>> START Data section

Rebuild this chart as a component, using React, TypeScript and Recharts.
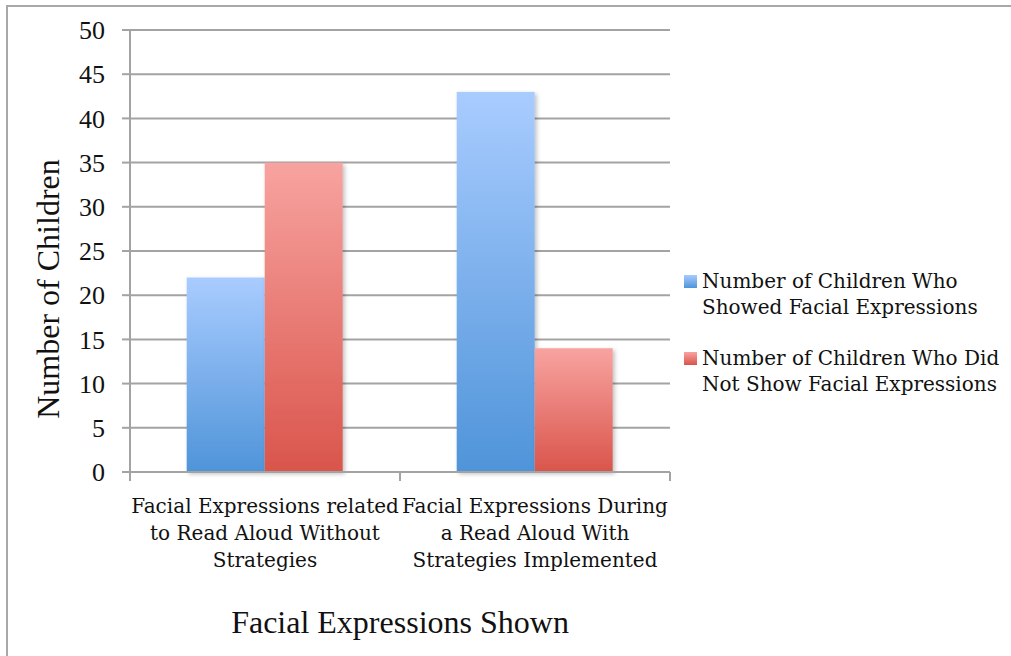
import React from "react"
import { BarChart, Bar, XAxis, YAxis, CartesianGrid } from "recharts"

const categories = [
  "Facial Expressions related to Read Aloud Without Strategies",
  "Facial Expressions During a Read Aloud With Strategies Implemented",
]
const categoryLines = [
  ["Facial Expressions related", "to Read Aloud Without", "Strategies"],
  ["Facial Expressions During", "a Read Aloud With", "Strategies Implemented"],
]
const showedValues = [22, 43]
const didNotShowValues = [35, 14]
const yTicks = [0, 5, 10, 15, 20, 25, 30, 35, 40, 45, 50]
const seriesNames = [
  "Number of Children Who Showed Facial Expressions",
  "Number of Children Who Did Not Show Facial Expressions",
]
const seriesSwatches = ["linear-gradient(#a8cbff, #4f94d9)", "linear-gradient(#f9a3a0, #d9534a)"]

const data = categories.map((c, i) => ({
  name: c,
  showed: showedValues[i],
  notShowed: didNotShowValues[i],
}))

const W = 1011
const H = 656
const PLOT_LEFT = 130
const PLOT_RIGHT = 670
const BAND = (PLOT_RIGHT - PLOT_LEFT) / categories.length
const AXIS = "#a3a3a3"
const TEXT = "#111"
const SERIF = "'Liberation Serif', 'Times New Roman', serif"
const CAMBRIA = "'DejaVu Serif', serif"

function XTick(props: any) {
  const { x, y, payload, index } = props
  const lines = categoryLines[index] || [payload.value]
  return (
    <g>
      <line x1={x - BAND / 2} y1={y - 8} x2={x - BAND / 2} y2={y + 1} stroke={AXIS} strokeWidth={2} />
      {index === categories.length - 1 && (
        <line x1={x + BAND / 2} y1={y - 8} x2={x + BAND / 2} y2={y + 1} stroke={AXIS} strokeWidth={2} />
      )}
      <text x={x} y={y} textAnchor="middle" fill={TEXT} fontFamily={CAMBRIA} fontSize={20}>
        {lines.map((l: string, i: number) => (
          <tspan key={i} x={x} y={y + 33 + i * 27}>
            {l}
          </tspan>
        ))}
      </text>
    </g>
  )
}

function ShadowRect(props: any) {
  const { x, y, width, height, fill } = props
  return <rect x={x} y={y} width={width} height={height} fill={fill} filter="url(#barShadow)" />
}

export default function App() {
  return (
    <div style={{ position: "absolute", left: 0, top: 0, width: W, height: H, overflow: "hidden", background: "#fff" }}>
      <div
        style={{
          position: "absolute",
          left: 6,
          top: 5,
          width: 1100,
          height: 700,
          border: "2px solid #a8a8a8",
        }}
      />
      <div style={{ position: "absolute", left: 0, top: 0 }}>
        <BarChart
          width={W}
          height={H}
          data={data}
          margin={{ top: 30, right: W - PLOT_RIGHT, bottom: 84, left: 70 }}
          barCategoryGap="21%"
          barGap={0}
        >
          <defs>
            <linearGradient id="blueGrad" x1="0" y1="0" x2="0" y2="1">
              <stop offset="0%" stopColor="#a9ccff" />
              <stop offset="100%" stopColor="#4f94d9" />
            </linearGradient>
            <linearGradient id="redGrad" x1="0" y1="0" x2="0" y2="1">
              <stop offset="0%" stopColor="#f8a3a0" />
              <stop offset="100%" stopColor="#d9554b" />
            </linearGradient>
            <filter id="barShadow" x="-10%" y="-5%" width="125%" height="115%">
              <feDropShadow dx="2" dy="2" stdDeviation="2" floodColor="#000" floodOpacity="0.25" />
            </filter>
          </defs>
          <CartesianGrid vertical={false} stroke={AXIS} strokeWidth={2} />
          <XAxis
            dataKey="name"
            height={100}
            tickLine={false}
            axisLine={{ stroke: AXIS, strokeWidth: 2 }}
            tick={<XTick />}
            interval={0}
          />
          <YAxis
            width={60}
            domain={[0, 50]}
            ticks={yTicks}
            interval={0}
            tickSize={8}
            tickMargin={17}
            tickLine={{ stroke: AXIS, strokeWidth: 2 }}
            axisLine={{ stroke: AXIS, strokeWidth: 2 }}
            tick={{ fill: TEXT, fontFamily: SERIF, fontSize: 26 }}
            label={{
              value: "Number of Children",
              angle: -90,
              position: "center",
              dx: -52,
              dy: 38,
              fill: TEXT,
              fontFamily: SERIF,
              fontSize: 32,
            }}
          />
          <Bar dataKey="showed" name={seriesNames[0]} fill="url(#blueGrad)" shape={<ShadowRect />} isAnimationActive={false} />
          <Bar dataKey="notShowed" name={seriesNames[1]} fill="url(#redGrad)" shape={<ShadowRect />} isAnimationActive={false} />
          <text x={400} y={633} textAnchor="middle" fill={TEXT} fontFamily={SERIF} fontSize={32}>
            Facial Expressions Shown
          </text>
        </BarChart>
      </div>
      <div
        style={{
          position: "absolute",
          left: 684,
          top: 268,
          width: 330,
          fontFamily: CAMBRIA,
          fontSize: 20,
          lineHeight: "26px",
          color: TEXT,
        }}
      >
        {seriesNames.map((name, i) => (
          <div key={i} style={{ display: "flex", alignItems: "flex-start", marginBottom: i === 0 ? 25 : 0 }}>
            <div
              style={{
                width: 13,
                height: 13,
                marginTop: 7,
                marginRight: 5,
                flex: "none",
                background: seriesSwatches[i],
              }}
            />
            <div style={{ width: 315 }}>{name}</div>
          </div>
        ))}
      </div>
    </div>
  )
}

>> END Data section

* **Problem to solve**
All the material shown above is to be copied exactly, with no pictures carried over.

* **Worked answer**
Rebuild this chart as a component, using React, TypeScript and Recharts.
import React from "react"
import { BarChart, Bar, XAxis, YAxis, CartesianGrid } from "recharts"

const categories = [
  "Facial Expressions related to Read Aloud Without Strategies",
  "Facial Expressions During a Read Aloud With Strategies Implemented",
]
const categoryLines = [
  ["Facial Expressions related", "to Read Aloud Without", "Strategies"],
  ["Facial Expressions During", "a Read Aloud With", "Strategies Implemented"],
]
const showedValues = [22, 43]
const didNotShowValues = [35, 14]
const yTicks = [0, 5, 10, 15, 20, 25, 30, 35, 40, 45, 50]
const seriesNames = [
  "Number of Children Who Showed Facial Expressions",
  "Number of Children Who Did Not Show Facial Expressions",
]
const seriesSwatches = ["linear-gradient(#a8cbff, #4f94d9)", "linear-gradient(#f9a3a0, #d9534a)"]

const data = categories.map((c, i) => ({
  name: c,
  showed: showedValues[i],
  notShowed: didNotShowValues[i],
}))

const W = 1011
const H = 656
const PLOT_LEFT = 130
const PLOT_RIGHT = 670
const BAND = (PLOT_RIGHT - PLOT_LEFT) / categories.length
const AXIS = "#a3a3a3"
const TEXT = "#111"
const SERIF = "'Liberation Serif', 'Times New Roman', serif"
const CAMBRIA = "'DejaVu Serif', serif"

function XTick(props: any) {
  const { x, y, payload, index } = props
  const lines = categoryLines[index] || [payload.value]
  return (
    <g>
      <line x1={x - BAND / 2} y1={y - 8} x2={x - BAND / 2} y2={y + 1} stroke={AXIS} strokeWidth={2} />
      {index === categories.length - 1 && (
        <line x1={x + BAND / 2} y1={y - 8} x2={x + BAND / 2} y2={y + 1} stroke={AXIS} strokeWidth={2} />
      )}
      <text x={x} y={y} textAnchor="middle" fill={TEXT} fontFamily={CAMBRIA} fontSize={20}>
        {lines.map((l: string, i: number) => (
          <tspan key={i} x={x} y={y + 33 + i * 27}>
            {l}
          </tspan>
        ))}
      </text>
    </g>
  )
}

function ShadowRect(props: any) {
  const { x, y, width, height, fill } = props
  return <rect x={x} y={y} width={width} height={height} fill={fill} filter="url(#barShadow)" />
}

export default function App() {
  return (
    <div style={{ position: "absolute", left: 0, top: 0, width: W, height: H, overflow: "hidden", background: "#fff" }}>
      <div
        style={{
          position: "absolute",
          left: 6,
          top: 5,
          width: 1100,
          height: 700,
          border: "2px solid #a8a8a8",
        }}
      />
      <div style={{ position: "absolute", left: 0, top: 0 }}>
        <BarChart
          width={W}
          height={H}
          data={data}
          margin={{ top: 30, right: W - PLOT_RIGHT, bottom: 84, left: 70 }}
          barCategoryGap="21%"
          barGap={0}
        >
          <defs>
            <linearGradient id="blueGrad" x1="0" y1="0" x2="0" y2="1">
              <stop offset="0%" stopColor="#a9ccff" />
              <stop offset="100%" stopColor="#4f94d9" />
            </linearGradient>
            <linearGradient id="redGrad" x1="0" y1="0" x2="0" y2="1">
              <stop offset="0%" stopColor="#f8a3a0" />
              <stop offset="100%" stopColor="#d9554b" />
            </linearGradient>
            <filter id="barShadow" x="-10%" y="-5%" width="125%" height="115%">
              <feDropShadow dx="2" dy="2" stdDeviation="2" floodColor="#000" floodOpacity="0.25" />
            </filter>
          </defs>
          <CartesianGrid vertical={false} stroke={AXIS} strokeWidth={2} />
          <XAxis
            dataKey="name"
            height={100}
            tickLine={false}
            axisLine={{ stroke: AXIS, strokeWidth: 2 }}
            tick={<XTick />}
            interval={0}
          />
          <YAxis
            width={60}
            domain={[0, 50]}
            ticks={yTicks}
            interval={0}
            tickSize={8}
            tickMargin={17}
            tickLine={{ stroke: AXIS, strokeWidth: 2 }}
            axisLine={{ stroke: AXIS, strokeWidth: 2 }}
            tick={{ fill: TEXT, fontFamily: SERIF, fontSize: 26 }}
            label={{
              value: "Number of Children",
              angle: -90,
              position: "center",
              dx: -52,
              dy: 38,
              fill: TEXT,
              fontFamily: SERIF,
              fontSize: 32,
            }}
          />
          <Bar dataKey="showed" name={seriesNames[0]} fill="url(#blueGrad)" shape={<ShadowRect />} isAnimationActive={false} />
          <Bar dataKey="notShowed" name={seriesNames[1]} fill="url(#redGrad)" shape={<ShadowRect />} isAnimationActive={false} />
          <text x={400} y={633} textAnchor="middle" fill={TEXT} fontFamily={SERIF} fontSize={32}>
            Facial Expressions Shown
          </text>
        </BarChart>
      </div>
      <div
        style={{
          position: "absolute",
          left: 684,
          top: 268,
          width: 330,
          fontFamily: CAMBRIA,
          fontSize: 20,
          lineHeight: "26px",
          color: TEXT,
        }}
      >
        {seriesNames.map((name, i) => (
          <div key={i} style={{ display: "flex", alignItems: "flex-start", marginBottom: i === 0 ? 25 : 0 }}>
            <div
              style={{
                width: 13,
                height: 13,
                marginTop: 7,
                marginRight: 5,
                flex: "none",
                background: seriesSwatches[i],
              }}
            />
            <div style={{ width: 315 }}>{name}</div>
          </div>
        ))}
      </div>
    </div>
  )
}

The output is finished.